→ To be done: Exactly repeat all the records below, omitting the images they hold.

→ Material to process:
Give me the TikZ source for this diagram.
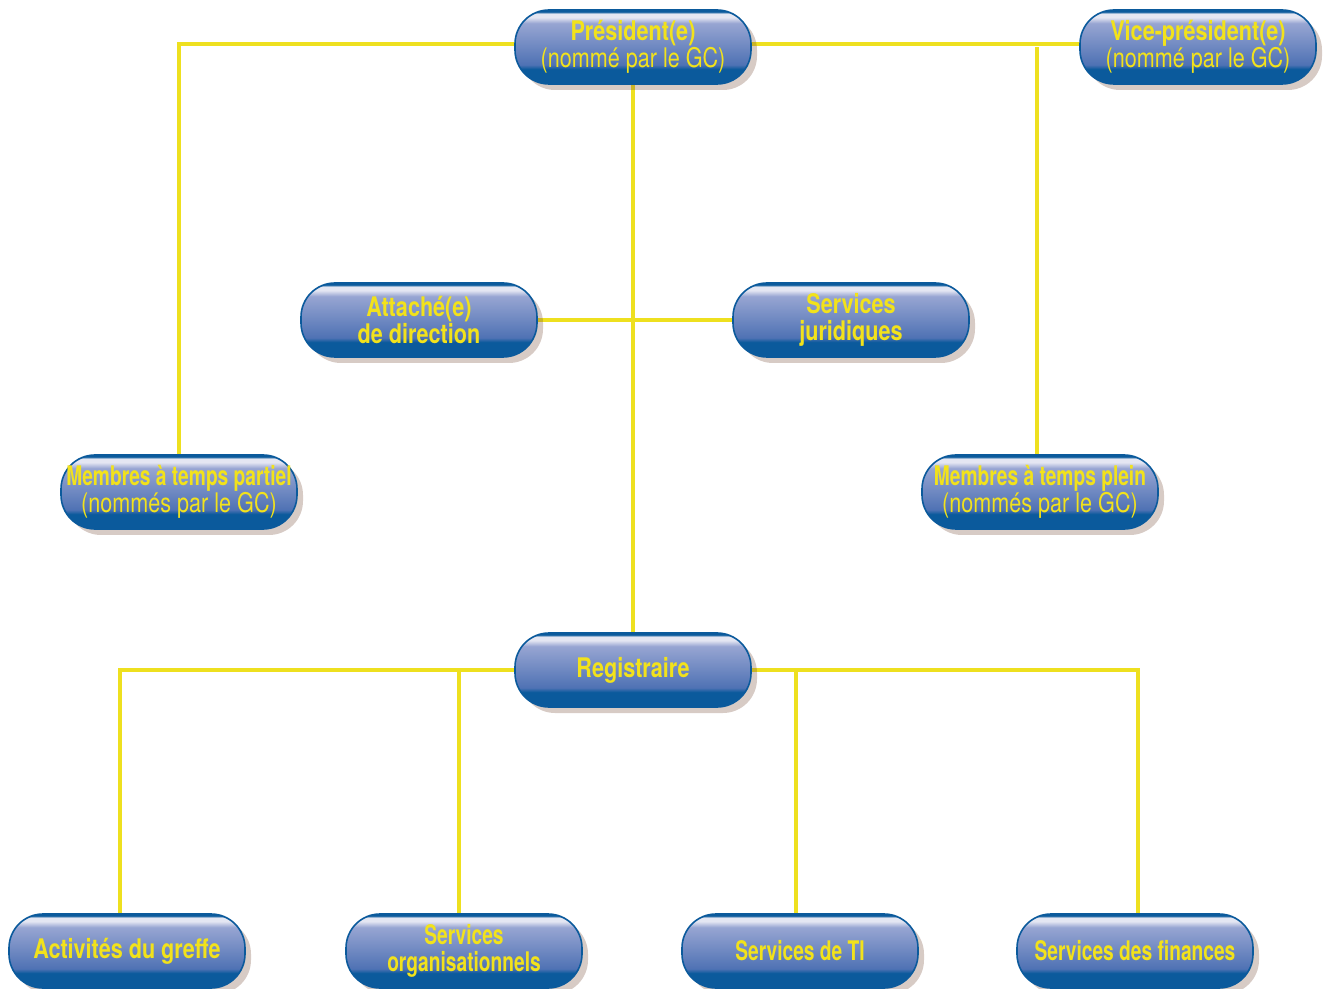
\documentclass[tikz,border=0pt]{standalone}
\usepackage{fontspec}
\setmainfont{TeX Gyre Heros}[FakeStretch=0.8]
\newfontfamily\narrowfont{TeX Gyre Heros}[FakeStretch=0.71]
\usetikzlibrary{shadows,backgrounds}

\definecolor{pilldark}{HTML}{0B5A9C}
\definecolor{pillmid}{HTML}{4F72B4}
\definecolor{pilllight}{HTML}{97A5D2}
\definecolor{pilltop}{HTML}{E4E6F2}
\definecolor{pilltext}{HTML}{F2E21B}
\definecolor{linkyellow}{HTML}{EEE01F}
\definecolor{shadowbrown}{HTML}{7A5240}

\pgfdeclareverticalshading{pillshade}{100bp}{color(0bp)=(pilldark); color(35bp)=(pilldark); color(38bp)=(pillmid); color(66bp)=(pilllight); color(70bp)=(pilltop); color(72.5bp)=(pilltop); color(73.8bp)=(pilldark); color(100bp)=(pilldark)}

\begin{document}
\begin{tikzpicture}[x=0.5pt, y=-0.5pt,
    pill/.style={rectangle, rounded corners=17pt, minimum width=118pt, minimum height=37pt,
        inner sep=0pt, shading=pillshade, draw=pilldark, line width=0.8pt,
        text=pilltext, align=center, font=\fontsize{13.5}{13.5}\selectfont\bfseries,
        drop shadow={shadow xshift=3pt, shadow yshift=-3pt, opacity=0.3, fill=shadowbrown}},
    link/.style={draw=linkyellow, line width=2pt}]
    \useasboundingbox (0,0) rectangle (1323,989);

    % Top level
    \node[pill] (pres) at (633,47) {Président(e)\\{\mdseries (nommé par le GC)}};
    \node[pill] (vice) at (1198,47) {Vice-président(e)\\{\mdseries (nommé par le GC)}};

    % Staff beside the president
    \node[pill] (attache) at (419,320) {Attaché(e)\\de direction};
    \node[pill] (jurid) at (851,320) {Services\\juridiques};

    % Members
    \node[pill] (partiel) at (179,492) {{\narrowfont Membres à temps partiel}\\{\mdseries (nommés par le GC)}};
    \node[pill] (plein) at (1040,492) {{\narrowfont Membres à temps plein}\\{\mdseries (nommés par le GC)}};

    % Registry
    \node[pill] (reg) at (633,670) {Registraire};

    % Services under the registrar
    \node[pill] (greffe) at (127,951) {Activités du greffe};
    \node[pill] (orga) at (464,951) {\narrowfont Services\\\narrowfont organisationnels};
    \node[pill] (ti) at (800,951) {\narrowfont Services de TI};
    \node[pill] (fin) at (1135,951) {\narrowfont Services des finances};

    % Yellow links behind the pills
    \begin{scope}[on background layer]
        \draw[link] ([yshift=1.5pt]pres.center) -| (partiel.north);
        \draw[link] ([yshift=1.5pt]pres.center) -- ([yshift=1.5pt]vice.center);
        \draw[link] ([xshift=-1.5pt]plein.north) -- ([xshift=-1.5pt]plein.north |- vice.center) ++(0,-1.5pt);
        \draw[link] (pres) -- (reg);
        \draw[link] (attache) -- (jurid);
        \foreach \s/\dx in {greffe/-3.5pt, orga/-2.5pt, ti/-2pt, fin/1.5pt} {
            \draw[link] (reg.center) -| ([xshift=\dx]\s.north);
        }
    \end{scope}
\end{tikzpicture}
\end{document}
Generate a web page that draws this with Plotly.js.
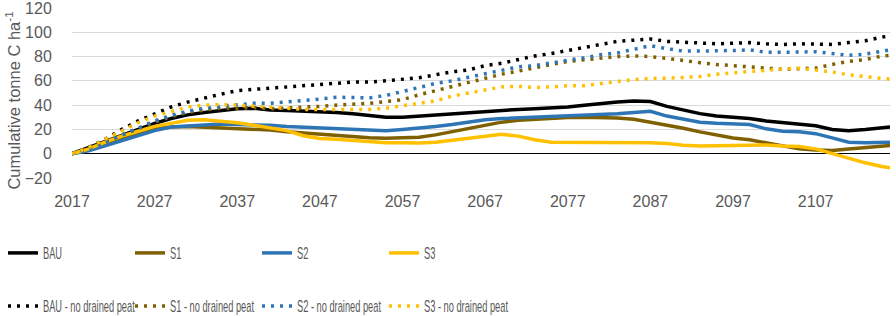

→ Output:
Give me the TikZ source for this diagram.
\documentclass[tikz,border=0pt]{standalone}
\usepackage{fontspec}
\setmainfont{TeX Gyre Heros}[FakeStretch=0.8]
\newfontfamily\narrowfont{TeX Gyre Heros}[FakeStretch=0.71]
\usetikzlibrary{shadows,backgrounds}

\definecolor{pilldark}{HTML}{0B5A9C}
\definecolor{pillmid}{HTML}{4F72B4}
\definecolor{pilllight}{HTML}{97A5D2}
\definecolor{pilltop}{HTML}{E4E6F2}
\definecolor{pilltext}{HTML}{F2E21B}
\definecolor{linkyellow}{HTML}{EEE01F}
\definecolor{shadowbrown}{HTML}{7A5240}

\pgfdeclareverticalshading{pillshade}{100bp}{color(0bp)=(pilldark); color(35bp)=(pilldark); color(38bp)=(pillmid); color(66bp)=(pilllight); color(70bp)=(pilltop); color(72.5bp)=(pilltop); color(73.8bp)=(pilldark); color(100bp)=(pilldark)}

\begin{document}
\begin{tikzpicture}[x=0.5pt, y=-0.5pt,
    pill/.style={rectangle, rounded corners=17pt, minimum width=118pt, minimum height=37pt,
        inner sep=0pt, shading=pillshade, draw=pilldark, line width=0.8pt,
        text=pilltext, align=center, font=\fontsize{13.5}{13.5}\selectfont\bfseries,
        drop shadow={shadow xshift=3pt, shadow yshift=-3pt, opacity=0.3, fill=shadowbrown}},
    link/.style={draw=linkyellow, line width=2pt}]
    \useasboundingbox (0,0) rectangle (1323,989);

    % Top level
    \node[pill] (pres) at (633,47) {Président(e)\\{\mdseries (nommé par le GC)}};
    \node[pill] (vice) at (1198,47) {Vice-président(e)\\{\mdseries (nommé par le GC)}};

    % Staff beside the president
    \node[pill] (attache) at (419,320) {Attaché(e)\\de direction};
    \node[pill] (jurid) at (851,320) {Services\\juridiques};

    % Members
    \node[pill] (partiel) at (179,492) {{\narrowfont Membres à temps partiel}\\{\mdseries (nommés par le GC)}};
    \node[pill] (plein) at (1040,492) {{\narrowfont Membres à temps plein}\\{\mdseries (nommés par le GC)}};

    % Registry
    \node[pill] (reg) at (633,670) {Registraire};

    % Services under the registrar
    \node[pill] (greffe) at (127,951) {Activités du greffe};
    \node[pill] (orga) at (464,951) {\narrowfont Services\\\narrowfont organisationnels};
    \node[pill] (ti) at (800,951) {\narrowfont Services de TI};
    \node[pill] (fin) at (1135,951) {\narrowfont Services des finances};

    % Yellow links behind the pills
    \begin{scope}[on background layer]
        \draw[link] ([yshift=1.5pt]pres.center) -| (partiel.north);
        \draw[link] ([yshift=1.5pt]pres.center) -- ([yshift=1.5pt]vice.center);
        \draw[link] ([xshift=-1.5pt]plein.north) -- ([xshift=-1.5pt]plein.north |- vice.center) ++(0,-1.5pt);
        \draw[link] (pres) -- (reg);
        \draw[link] (attache) -- (jurid);
        \foreach \s/\dx in {greffe/-3.5pt, orga/-2.5pt, ti/-2pt, fin/1.5pt} {
            \draw[link] (reg.center) -| ([xshift=\dx]\s.north);
        }
    \end{scope}
\end{tikzpicture}
\end{document}
Generate a web page that draws this with Plotly.js.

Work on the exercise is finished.